As a spiritual being, I recognize that thoughts and actions do not exist in a separate universe; that the arbiters of that which we term karma keep records. It’s been explained by mystics as the Akashic Record, a filament that pervades the universe and records what human beings do. I don’t find this concept far fetched. Trees record weather events in their ringed interiors, the earth itself messages as is seen by the analysis of geologists in taking core samples. Can anyone here explain how I am writing these words and they are transmitted via silicon chips? There is, however, a huge difference between actions codified by spiritual agencies that are aligned with the evolutionary plan for this world and its citizens, and those that would use the knowledge AGAINST people. Many of us suspect the new Homeland Security state and its significant surveillance technologies has “the goods” on some otherwise powerful senators or congress men/women. How else to explain their silent complicity with one of the greatest crimes of history? The heist of the US treasury, the evisceration of its Constitution, the undermining of Civil Liberties/Habeas Corpus, etc and the supreme crime: that of aggressive war against a sovereign people.

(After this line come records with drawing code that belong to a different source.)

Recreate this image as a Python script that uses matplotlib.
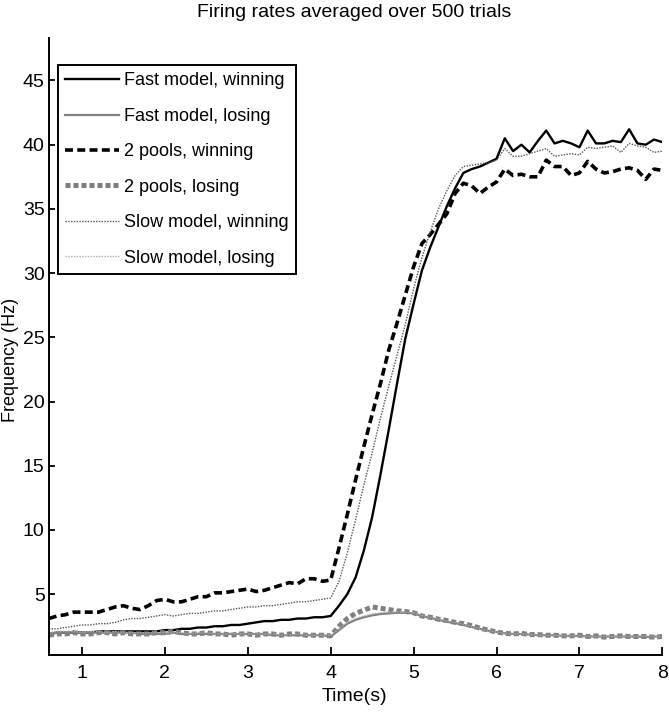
import numpy as np
from matplotlib import pyplot as plt

# time grid (s), 0.1 s steps from 0.6 to 8.0
time_s = np.round(np.arange(0.6, 8.05, 0.1), 1)

fast_winning = [
    1.9, 2.0, 2.0, 2.0, 2.0, 2.0, 2.1, 2.1, 2.1, 2.1,
    2.1, 2.1, 2.1, 2.1, 2.2, 2.2, 2.3, 2.3, 2.4, 2.4,
    2.5, 2.5, 2.6, 2.6, 2.7, 2.8, 2.9, 2.9, 3.0, 3.0,
    3.1, 3.1, 3.2, 3.2, 3.3,
    4.1, 5.0, 6.3, 8.4, 11.0, 14.3, 17.8, 21.4, 24.9, 27.6,
    30.2, 32.0, 33.6, 35.2, 36.6, 37.8, 38.1, 38.3, 38.6, 38.9,
    40.5, 39.5, 40.0, 39.4, 40.3, 41.1, 40.1, 40.3, 40.1, 39.8,
    41.1, 40.1, 40.1, 40.3, 40.2, 41.2, 40.1, 40.0, 40.4, 40.2,
]
fast_losing = [
    1.9, 2.0, 2.0, 2.0, 2.0, 2.0, 2.0, 2.0, 2.0, 2.0,
    2.0, 1.9, 1.9, 1.9, 1.9, 2.0, 1.9, 1.9, 1.9, 1.9,
    1.9, 1.9, 1.9, 1.9, 1.9, 1.9, 1.9, 1.8, 1.8, 1.8,
    1.8, 1.8, 1.8, 1.8, 1.7,
    2.2, 2.7, 3.0, 3.2, 3.35, 3.45, 3.5, 3.55, 3.55, 3.5,
    3.3, 3.15, 3.0, 2.85, 2.75, 2.6, 2.45, 2.3, 2.15, 2.05,
    1.95, 1.9, 1.9, 1.85, 1.8, 1.8, 1.8, 1.75, 1.75, 1.75,
    1.7, 1.7, 1.7, 1.7, 1.7, 1.7, 1.7, 1.65, 1.7, 1.7,
]
pools_winning = [
    3.1, 3.3, 3.4, 3.6, 3.6, 3.6, 3.6, 3.8, 4.0, 4.1,
    3.9, 3.8, 4.1, 4.5, 4.6, 4.4, 4.4, 4.6, 4.8, 4.8,
    5.1, 5.1, 5.2, 5.3, 5.4, 5.2, 5.3, 5.5, 5.7, 5.9,
    5.8, 6.2, 6.2, 6.0, 6.1,
    8.6, 11.2, 13.9, 16.5, 19.0, 21.4, 24.0, 26.1, 28.3, 30.5,
    32.3, 33.0, 33.8, 34.6, 36.2, 37.0, 36.8, 36.2, 36.7, 37.1,
    38.1, 37.6, 37.7, 37.5, 37.5, 38.8, 38.3, 38.3, 37.6, 37.8,
    38.7, 38.1, 37.8, 37.9, 38.1, 38.2, 38.0, 37.3, 38.1, 38.0,
]
pools_losing = [
    1.8, 1.9, 1.9, 2.0, 1.9, 1.9, 2.0, 2.0, 1.9, 2.0,
    1.9, 1.9, 1.9, 2.0, 2.0, 2.1, 2.0, 1.9, 1.9, 2.0,
    1.9, 1.9, 1.8, 1.9, 1.9, 1.8, 1.9, 1.9, 1.8, 1.9,
    1.9, 1.8, 1.8, 1.8, 1.75,
    2.5, 3.1, 3.5, 3.75, 4.0, 3.9, 3.8, 3.7, 3.65, 3.55,
    3.3, 3.2, 3.05, 2.95, 2.8, 2.7, 2.55, 2.35, 2.2, 2.05,
    1.95, 1.9, 1.95, 1.85, 1.85, 1.8, 1.8, 1.75, 1.75, 1.8,
    1.7, 1.75, 1.65, 1.7, 1.75, 1.7, 1.7, 1.7, 1.65, 1.7,
]
slow_winning = [
    2.3, 2.3, 2.4, 2.5, 2.6, 2.6, 2.7, 2.7, 2.8, 3.0,
    3.1, 3.1, 3.2, 3.3, 3.4, 3.3, 3.4, 3.5, 3.5, 3.6,
    3.7, 3.7, 3.8, 3.9, 4.0, 4.0, 4.1, 4.1, 4.2, 4.3,
    4.4, 4.4, 4.5, 4.6, 4.7,
    6.0, 8.2, 10.8, 13.5, 16.0, 18.7, 21.2, 23.6, 26.0, 28.8,
    31.2, 33.2, 35.0, 36.4, 37.6, 38.3, 38.4, 38.5, 38.6, 38.8,
    39.7, 39.1, 39.1, 39.3, 39.5, 39.7, 39.1, 39.2, 39.3, 39.2,
    39.8, 39.7, 39.8, 39.9, 39.4, 40.1, 39.9, 39.8, 39.4, 39.5,
]
slow_losing = [
    2.0, 2.1, 2.1, 2.1, 2.0, 2.1, 2.1, 2.0, 2.1, 2.0,
    2.0, 2.0, 2.0, 2.0, 2.0, 2.0, 2.0, 1.9, 2.0, 2.0,
    1.9, 1.9, 1.9, 1.9, 1.9, 1.9, 1.9, 1.9, 1.8, 1.8,
    1.9, 1.8, 1.8, 1.8, 1.8,
    2.3, 2.8, 3.1, 3.3, 3.45, 3.55, 3.6, 3.6, 3.6, 3.55,
    3.35, 3.2, 3.05, 2.9, 2.8, 2.65, 2.5, 2.3, 2.15, 2.05,
    1.95, 1.9, 1.9, 1.85, 1.8, 1.8, 1.8, 1.75, 1.75, 1.75,
    1.7, 1.7, 1.7, 1.7, 1.7, 1.7, 1.7, 1.7, 1.7, 1.7,
]

plt.rcParams['font.family'] = ['Liberation Sans', 'DejaVu Sans']

fig = plt.figure(figsize=(6.69, 7.19), dpi=100)
ax = fig.add_axes([0.073, 0.089, 0.917, 0.858])

ax.plot(time_s, fast_winning, color='black', lw=1.7, label='Fast model, winning')
ax.plot(time_s, fast_losing, color='#808080', lw=1.6, label='Fast model, losing')
ax.plot(time_s, pools_winning, color='black', lw=2.6, dashes=(2.2, 1.2),
        label='2 pools, winning')
ax.plot(time_s, pools_losing, color='#808080', lw=3.6, dashes=(1.0, 0.6),
        label='2 pools, losing')
ax.plot(time_s, slow_winning, color='#555555', lw=1.0, dashes=(1.0, 1.0),
        label='Slow model, winning')
ax.plot(time_s, slow_losing, color='#aaaaaa', lw=1.0, dashes=(1.0, 1.0),
        label='Slow model, losing')

ax.set_xlim(0.6, 8.0)
ax.set_ylim(0.26, 48.3)
ax.set_xticks(range(1, 9))
ax.set_yticks(range(5, 50, 5))
ax.spines['top'].set_visible(False)
ax.spines['right'].set_visible(False)
for side in ('left', 'bottom'):
    ax.spines[side].set_linewidth(1.4)
ax.tick_params(axis='x', direction='in', length=6, width=1.3, labelsize=14, pad=7)
ax.tick_params(axis='y', direction='in', length=4, width=1.3, labelsize=14, pad=3)

leg = ax.legend(loc='upper left', bbox_to_anchor=(0.0147, 0.956), fontsize=13,
                frameon=True, fancybox=False, edgecolor='black', framealpha=1,
                handlelength=3.0, handletextpad=0.25, labelspacing=1.02,
                borderpad=0.4, borderaxespad=0)
leg.get_frame().set_linewidth(1.4)

fig.text(0.53, 0.982, 'Firing rates averaged over 500 trials', ha='center',
         va='center', fontsize=14)
fig.text(0.53, 0.031, 'Time(s)', ha='center', va='center', fontsize=14)
fig.text(0.016, 0.5, 'Frequency (Hz)', rotation=90, ha='center', va='center',
         fontsize=13)

fig.savefig('out.png', dpi=100)
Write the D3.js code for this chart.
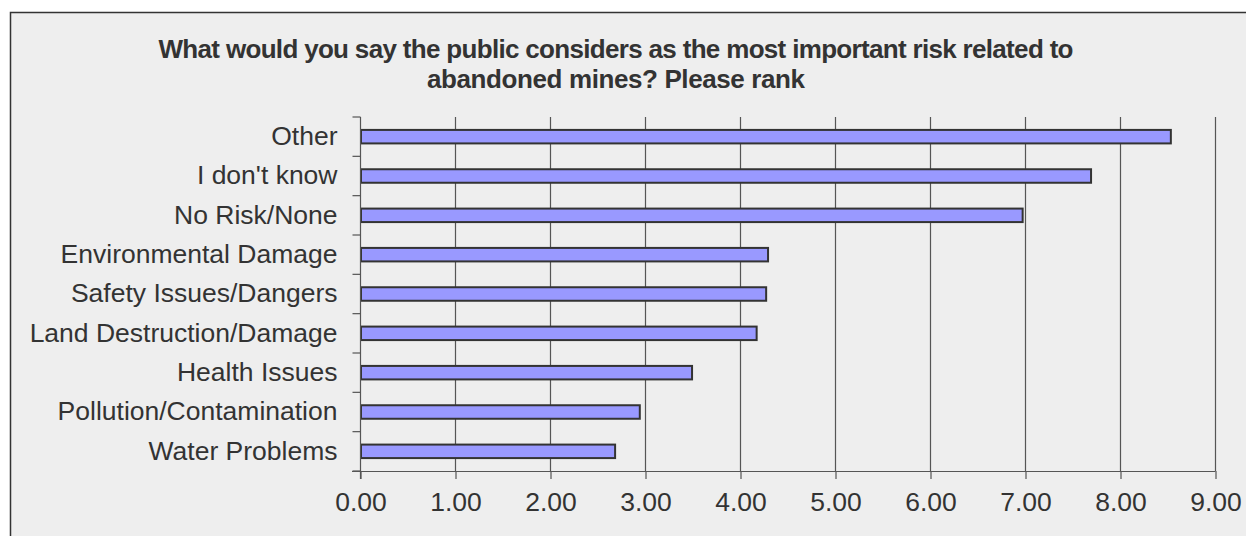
<!DOCTYPE html>
<html>
<head>
<meta charset="utf-8">
<script src="https://cdn.jsdelivr.net/npm/d3@7"></script>
<style>
html,body{margin:0;padding:0;background:#fff;}
svg{display:block;}
</style>
</head>
<body>
<svg id="chart" width="1246" height="536"></svg>
<script>
const categories = ["Other","I don't know","No Risk/None","Environmental Damage","Safety Issues/Dangers","Land Destruction/Damage","Health Issues","Pollution/Contamination","Water Problems"];
const values = [8.53, 7.69, 6.97, 4.29, 4.27, 4.17, 3.49, 2.94, 2.68];
const xTicks = [0,1,2,3,4,5,6,7,8,9];
const titleLines = ["What would you say the public considers as the most important risk related to","abandoned mines? Please rank"];

const svg = d3.select("#chart");
const font = "'Liberation Sans', Arial, sans-serif";
const ink = "#333";

// frame
svg.append("rect").attr("x",10.5).attr("y",12.5).attr("width",1400).attr("height",700)
  .attr("fill","#eeeeee").attr("stroke",ink).attr("stroke-width",1.5);

const x = d3.scaleLinear().domain([0,9]).range([360.5,1215.5]);
const y = d3.scaleBand().domain(categories).range([117,471]).padding(0);

// title
const tl = svg.append("g").attr("font-family",font).attr("font-weight","bold").attr("font-size",26).attr("fill",ink);
tl.append("text").attr("x",616).attr("y",58).attr("text-anchor","middle")
  .attr("textLength",915).attr("lengthAdjust","spacing").text(titleLines[0]);
tl.append("text").attr("x",616).attr("y",88).attr("text-anchor","middle")
  .attr("textLength",378).attr("lengthAdjust","spacing").text(titleLines[1]);

// gridlines
svg.append("g").selectAll("line").data(xTicks.filter(d=>d>0)).join("line")
  .attr("x1",d=>x(d)).attr("x2",d=>x(d)).attr("y1",117).attr("y2",471)
  .attr("stroke","#555").attr("stroke-width",1.2);

// bars
const bh = 13.5;
svg.append("g").selectAll("rect").data(categories).join("rect")
  .attr("x",x(0)+0.5)
  .attr("y",(d)=>y(d)+y.bandwidth()/2-bh/2)
  .attr("width",(d,i)=>x(values[i])-x(0)-0.5)
  .attr("height",bh)
  .attr("fill","#9999ff").attr("stroke",ink).attr("stroke-width",2);

// x axis
const xAxis = d3.axisBottom(x).tickValues(xTicks).tickFormat(d3.format(".2f")).tickSize(8).tickPadding(13);
const gx = svg.append("g").attr("transform","translate(0,471)").call(xAxis);
gx.select(".domain").remove();
gx.append("line").attr("x1",352).attr("x2",x(9)).attr("y1",0.5).attr("y2",0.5).attr("stroke","#555").attr("stroke-width",1.2);
gx.selectAll(".tick line").attr("stroke","#555").attr("stroke-width",1.2);
gx.selectAll(".tick text").attr("font-family",font).attr("font-size",26.5).attr("fill",ink);

// y axis
const yAxis = d3.axisLeft(y).tickSize(0).tickPadding(23);
const gy = svg.append("g").attr("transform",`translate(${x(0)},0)`).call(yAxis);
gy.select(".domain").remove();
gy.append("line").attr("x1",0).attr("x2",0).attr("y1",117).attr("y2",479).attr("stroke","#555").attr("stroke-width",1.2);
gy.selectAll(".tick text").attr("font-family",font).attr("font-size",26.5).attr("fill",ink);
// category boundary ticks
const bounds = categories.map(c=>y(c)).concat([471]);
gy.append("g").selectAll("line").data(bounds).join("line")
  .attr("x1",-8).attr("x2",0).attr("y1",d=>d).attr("y2",d=>d)
  .attr("stroke","#555").attr("stroke-width",1.2);
</script>
</body>
</html>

Although off topic, the real reason for this war has been cited by some exceptionally astute writers in this forum: it’s the fall of the US dollar and need to maintain its stature as oil-based currency, fueling the engine of this overly industrialized (note China’s ecological status as a result of its rapid build up) planet.
We (sort of) elected a president who has an established policy of humiliating his underlings by giving them demeaning nicknames (calling is own “brain” Turdblossom, for example.)
This was the kind of guy with whom Americans (reportedly) wanted to have a beer.